Makaha, Oahu, Hawaii, 1980. 
Honolua Bay, Maui, Hawaii. 1980. 

After wrapping assignments in Hollywood, or photographing corporate emperors in L.A., Stock would wander off on his own to Watts or Venice Beach, San Francisco or La Jolla—constantly shooting, constantly trying to get California to hold still long enough to understand it. Looking at his intimate and precise portfolio in California Trip, you can see how he tried to define the beach towns, the hippies, and the bikers. You can see how he travelled in and out of different groups with his camera, quietly composing and shooting all the things that troubled him about the state: tacky artificiality sharing the road with stunning beauty. 

The result is a straightforward and unsentimental record of California’s subcultures—the beaches, the ghettos, and the film sets—containing the unique sense of openness and possibility in the years just prior to the population explosion, the freeways, and the ensuing real estate boom that changed California forever.

Dennis Hopper, on set while filming The Last Movie, Peru, 1970.
Venice Beach Rock Festival, California, 1968.

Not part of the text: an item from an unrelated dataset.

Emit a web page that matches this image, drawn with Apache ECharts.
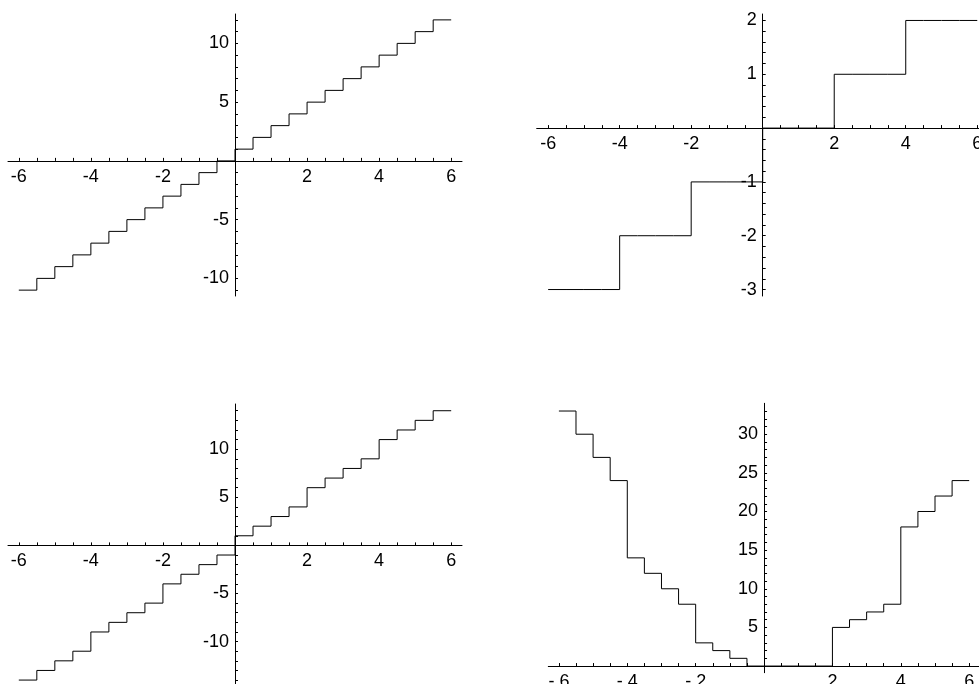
<!DOCTYPE html>
<html>
<head>
<meta charset="utf-8">
<title>Step functions</title>
<script src="https://cdn.jsdelivr.net/npm/echarts@6/dist/echarts.min.js"></script>
<style>
  html, body { margin: 0; padding: 0; background: #fff; }
  #chart { width: 979px; height: 684px; }
</style>
</head>
<body>
<div id="chart"></div>
<script>
// Left edges of each half-unit step, plus the closing x at 6
const xBreaks = [-6, -5.5, -5, -4.5, -4, -3.5, -3, -2.5, -2, -1.5, -1, -0.5,
                 0, 0.5, 1, 1.5, 2, 2.5, 3, 3.5, 4, 4.5, 5, 5.5, 6];

// Step heights on each half-unit interval, one array per panel
const stepsTopLeft = [-11, -10, -9, -8, -7, -6, -5, -4, -3, -2, -1, 0,
                      1, 2, 3, 4, 5, 6, 7, 8, 9, 10, 11, 12];
const stepsTopRight = [-3, -3, -3, -3, -2, -2, -2, -2, -1, -1, -1, -1,
                       0, 0, 0, 0, 1, 1, 1, 1, 2, 2, 2, 2];
const stepsBottomLeft = [-14, -13, -12, -11, -9, -8, -7, -6, -4, -3, -2, -1,
                         1, 2, 3, 4, 6, 7, 8, 9, 11, 12, 13, 14];
const stepsBottomRight = [33, 30, 27, 24, 14, 12, 10, 8, 3, 2, 1, 0,
                          0, 0, 0, 0, 5, 6, 7, 8, 18, 20, 22, 24];

// Tick labels
const xLabels = [-6, -4, -2, 2, 4, 6];
const yLabelsTopLeft = [-10, -5, 5, 10];
const yLabelsTopRight = [-3, -2, -1, 1, 2];
const yLabelsBottomLeft = [-10, -5, 5, 10];
const yLabelsBottomRight = [5, 10, 15, 20, 25, 30];

// Tick mark positions
const xTicks = [-6, -5.5, -5, -4.5, -4, -3.5, -3, -2.5, -2, -1.5, -1, -0.5,
                0.5, 1, 1.5, 2, 2.5, 3, 3.5, 4, 4.5, 5, 5.5, 6];
const yTicksTopLeft = [-11, -10, -9, -8, -7, -6, -5, -4, -3, -2, -1,
                       1, 2, 3, 4, 5, 6, 7, 8, 9, 10, 11, 12];
const yTicksTopRight = [-3, -2.8, -2.6, -2.4, -2.2, -2, -1.8, -1.6, -1.4, -1.2, -1,
                        -0.8, -0.6, -0.4, -0.2, 0.2, 0.4, 0.6, 0.8, 1,
                        1.2, 1.4, 1.6, 1.8, 2];
const yTicksBottomLeft = [-14, -13, -12, -11, -10, -9, -8, -7, -6, -5, -4, -3, -2, -1,
                          1, 2, 3, 4, 5, 6, 7, 8, 9, 10, 11, 12, 13, 14];
const yTicksBottomRight = [1, 2, 3, 4, 5, 6, 7, 8, 9, 10, 11, 12, 13, 14, 15, 16, 17,
                           18, 19, 20, 21, 22, 23, 24, 25, 26, 27, 28, 29, 30, 31, 32, 33];

function stepPoints(values) {
  const pts = values.map((v, i) => [xBreaks[i], v]);
  pts.push([xBreaks[xBreaks.length - 1], values[values.length - 1]]);
  return pts;
}

const FONT = 'Liberation Sans, Arial, Helvetica, sans-serif';
const INK = '#000';
const LABEL_SIZE = 18;

// Panel frames: pixel box plus data ranges
const panels = [
  { left: 8,     top: 14,    width: 454,   height: 282,   x: [-6.3, 6.3],   y: [-11.5, 12.5],
    yLabels: yLabelsTopLeft, yTicks: yTicksTopLeft, steps: stepsTopLeft },
  { left: 536.7, top: 14,    width: 452,   height: 282,   x: [-6.32, 6.32], y: [-3.12, 2.12],
    yLabels: yLabelsTopRight, yTicks: yTicksTopRight, steps: stepsTopRight },
  { left: 8,     top: 404,   width: 454,   height: 282.8, x: [-6.3, 6.3],   y: [-14.7, 14.7],
    yLabels: yLabelsBottomLeft, yTicks: yTicksBottomLeft, steps: stepsBottomLeft },
  { left: 548.3, top: 403.3, width: 431.5, height: 269.4, x: [-6.31, 6.31], y: [-0.86, 34],
    yLabels: yLabelsBottomRight, yTicks: yTicksBottomRight, steps: stepsBottomRight,
    xFmt: v => (v < 0 ? '- ' + Math.abs(v) : String(v)) }
];

// Axes cross at the origin: shift each axis from the frame edge to zero
function xAxisFor(i, p) {
  const lift = p.height * (0 - p.y[0]) / (p.y[1] - p.y[0]);
  return {
    type: 'value', gridIndex: i, min: p.x[0], max: p.x[1],
    position: 'bottom', offset: -lift,
    axisLine: { show: true, onZero: false, lineStyle: { color: INK, width: 1 } },
    axisTick: { show: true, inside: true, length: 3, customValues: xTicks,
                lineStyle: { color: INK, width: 1 } },
    axisLabel: { show: true, customValues: xLabels, margin: 7, color: INK,
                 fontFamily: FONT, fontSize: LABEL_SIZE,
                 formatter: p.xFmt || (v => String(v)) },
    splitLine: { show: false }
  };
}

function yAxisFor(i, p) {
  const shift = p.width * (0 - p.x[0]) / (p.x[1] - p.x[0]);
  return {
    type: 'value', gridIndex: i, min: p.y[0], max: p.y[1],
    position: 'left', offset: -shift,
    axisLine: { show: true, onZero: false, lineStyle: { color: INK, width: 1 } },
    axisTick: { show: true, inside: true, length: 3, customValues: p.yTicks,
                lineStyle: { color: INK, width: 1 } },
    axisLabel: { show: true, customValues: p.yLabels, margin: 6, color: INK,
                 fontFamily: FONT, fontSize: LABEL_SIZE, formatter: v => String(v) },
    splitLine: { show: false }
  };
}

function stepSeries(i, values) {
  return {
    type: 'line', xAxisIndex: i, yAxisIndex: i,
    step: 'end', data: stepPoints(values),
    showSymbol: false, symbol: 'none', silent: true, animation: false,
    lineStyle: { color: INK, width: 1 },
    clip: false
  };
}

const chart = echarts.init(document.getElementById('chart'), null, { renderer: 'canvas' });

chart.setOption({
  backgroundColor: '#fff',
  animation: false,
  grid: panels.map(p => ({ left: p.left, top: p.top, width: p.width, height: p.height,
                           outerBoundsMode: 'none', containLabel: false })),
  xAxis: panels.map((p, i) => xAxisFor(i, p)),
  yAxis: panels.map((p, i) => yAxisFor(i, p)),
  series: panels.map((p, i) => stepSeries(i, p.steps))
});
</script>
</body>
</html>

[Feature image: In this image titled “Corona Del Mar,” a surfer is posed behind a 9-foot board on a set of California State Park stairs, giving the surfboard a playful anthropomorphic look. However, the location is not Corona Del Mar. The stairs, immediately recognizable to any local San Diego surfer, are the middle set of steps leading to Barney’s reef near Pipes in Cardiff. The surfboard is a pristine Hansen Superlight model with converging stringers and an early interchangeable fin box, undoubtedly purchased across the highway at Hansen’s Surf Shop. 1968.]